▶ _Records for processing_:
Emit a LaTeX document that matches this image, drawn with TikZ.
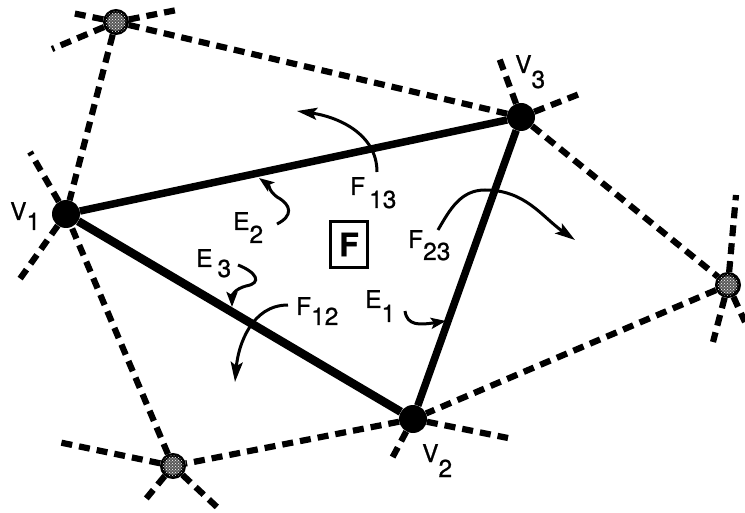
---
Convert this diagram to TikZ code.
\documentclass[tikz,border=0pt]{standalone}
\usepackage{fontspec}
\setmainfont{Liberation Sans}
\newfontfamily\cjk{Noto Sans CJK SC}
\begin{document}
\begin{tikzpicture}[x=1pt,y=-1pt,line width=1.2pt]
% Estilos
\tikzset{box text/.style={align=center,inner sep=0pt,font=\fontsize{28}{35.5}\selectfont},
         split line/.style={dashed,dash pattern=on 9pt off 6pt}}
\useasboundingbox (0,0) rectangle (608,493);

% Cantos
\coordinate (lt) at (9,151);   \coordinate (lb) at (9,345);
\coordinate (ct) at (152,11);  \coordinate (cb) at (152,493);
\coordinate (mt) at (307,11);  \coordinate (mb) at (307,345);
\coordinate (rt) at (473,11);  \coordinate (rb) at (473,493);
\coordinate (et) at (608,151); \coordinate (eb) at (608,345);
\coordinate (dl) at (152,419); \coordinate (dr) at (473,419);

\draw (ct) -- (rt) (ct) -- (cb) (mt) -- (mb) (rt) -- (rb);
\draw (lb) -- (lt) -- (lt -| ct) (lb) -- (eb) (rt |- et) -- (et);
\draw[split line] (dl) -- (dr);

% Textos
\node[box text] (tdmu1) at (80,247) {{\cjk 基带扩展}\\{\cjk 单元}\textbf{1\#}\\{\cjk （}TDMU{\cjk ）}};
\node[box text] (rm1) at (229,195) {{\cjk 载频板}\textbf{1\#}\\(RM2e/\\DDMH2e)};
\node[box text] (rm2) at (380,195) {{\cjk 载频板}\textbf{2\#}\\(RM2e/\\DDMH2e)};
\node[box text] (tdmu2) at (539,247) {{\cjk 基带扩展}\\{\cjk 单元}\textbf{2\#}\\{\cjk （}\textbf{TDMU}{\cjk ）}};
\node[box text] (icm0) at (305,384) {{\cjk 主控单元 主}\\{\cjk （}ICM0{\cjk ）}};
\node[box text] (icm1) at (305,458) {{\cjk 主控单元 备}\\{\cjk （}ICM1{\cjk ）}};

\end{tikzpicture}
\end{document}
...
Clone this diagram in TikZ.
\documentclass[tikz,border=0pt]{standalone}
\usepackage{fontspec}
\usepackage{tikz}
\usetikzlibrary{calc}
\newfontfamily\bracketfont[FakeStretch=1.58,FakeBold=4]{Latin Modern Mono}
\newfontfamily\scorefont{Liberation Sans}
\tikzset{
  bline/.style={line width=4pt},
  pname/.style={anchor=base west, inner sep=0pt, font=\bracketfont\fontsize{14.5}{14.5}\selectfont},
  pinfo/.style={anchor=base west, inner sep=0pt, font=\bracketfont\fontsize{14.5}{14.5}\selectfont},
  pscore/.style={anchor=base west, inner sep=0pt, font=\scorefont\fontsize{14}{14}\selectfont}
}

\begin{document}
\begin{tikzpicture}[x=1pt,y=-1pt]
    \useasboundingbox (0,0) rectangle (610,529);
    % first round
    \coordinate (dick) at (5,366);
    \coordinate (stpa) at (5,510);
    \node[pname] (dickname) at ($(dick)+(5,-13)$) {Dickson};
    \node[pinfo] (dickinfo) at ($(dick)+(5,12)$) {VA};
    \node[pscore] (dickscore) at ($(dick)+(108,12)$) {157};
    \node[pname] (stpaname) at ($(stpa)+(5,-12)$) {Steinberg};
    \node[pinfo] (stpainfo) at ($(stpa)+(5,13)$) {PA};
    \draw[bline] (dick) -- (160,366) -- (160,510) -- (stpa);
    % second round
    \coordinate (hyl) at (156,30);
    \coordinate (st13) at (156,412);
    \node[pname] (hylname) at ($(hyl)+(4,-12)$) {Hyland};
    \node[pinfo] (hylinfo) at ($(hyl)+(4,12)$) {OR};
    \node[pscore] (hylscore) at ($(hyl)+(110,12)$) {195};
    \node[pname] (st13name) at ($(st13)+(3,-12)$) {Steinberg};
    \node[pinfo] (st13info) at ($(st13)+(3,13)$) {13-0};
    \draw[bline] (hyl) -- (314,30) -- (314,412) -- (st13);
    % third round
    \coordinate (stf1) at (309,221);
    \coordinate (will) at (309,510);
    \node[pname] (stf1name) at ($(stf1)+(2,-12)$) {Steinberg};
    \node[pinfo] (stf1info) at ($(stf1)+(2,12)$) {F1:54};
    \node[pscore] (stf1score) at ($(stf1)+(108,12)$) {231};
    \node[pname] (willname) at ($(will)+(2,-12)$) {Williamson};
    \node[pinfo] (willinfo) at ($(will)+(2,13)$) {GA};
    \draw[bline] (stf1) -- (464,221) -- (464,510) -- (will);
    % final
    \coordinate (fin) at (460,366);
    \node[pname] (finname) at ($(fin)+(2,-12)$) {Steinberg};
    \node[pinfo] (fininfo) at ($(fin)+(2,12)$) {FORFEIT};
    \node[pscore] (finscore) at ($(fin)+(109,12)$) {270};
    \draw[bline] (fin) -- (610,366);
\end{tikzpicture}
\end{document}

▶ _Direction_: Copy out exactly the lines from the one containing "Convert this diagram to TikZ code." to the one containing "line] (dl) -- (dr);", both ends inclusive.

▶ _Completed task_:
Convert this diagram to TikZ code.
\documentclass[tikz,border=0pt]{standalone}
\usepackage{fontspec}
\setmainfont{Liberation Sans}
\newfontfamily\cjk{Noto Sans CJK SC}
\begin{document}
\begin{tikzpicture}[x=1pt,y=-1pt,line width=1.2pt]
% Estilos
\tikzset{box text/.style={align=center,inner sep=0pt,font=\fontsize{28}{35.5}\selectfont},
         split line/.style={dashed,dash pattern=on 9pt off 6pt}}
\useasboundingbox (0,0) rectangle (608,493);

% Cantos
\coordinate (lt) at (9,151);   \coordinate (lb) at (9,345);
\coordinate (ct) at (152,11);  \coordinate (cb) at (152,493);
\coordinate (mt) at (307,11);  \coordinate (mb) at (307,345);
\coordinate (rt) at (473,11);  \coordinate (rb) at (473,493);
\coordinate (et) at (608,151); \coordinate (eb) at (608,345);
\coordinate (dl) at (152,419); \coordinate (dr) at (473,419);

\draw (ct) -- (rt) (ct) -- (cb) (mt) -- (mb) (rt) -- (rb);
\draw (lb) -- (lt) -- (lt -| ct) (lb) -- (eb) (rt |- et) -- (et);
\draw[split line] (dl) -- (dr);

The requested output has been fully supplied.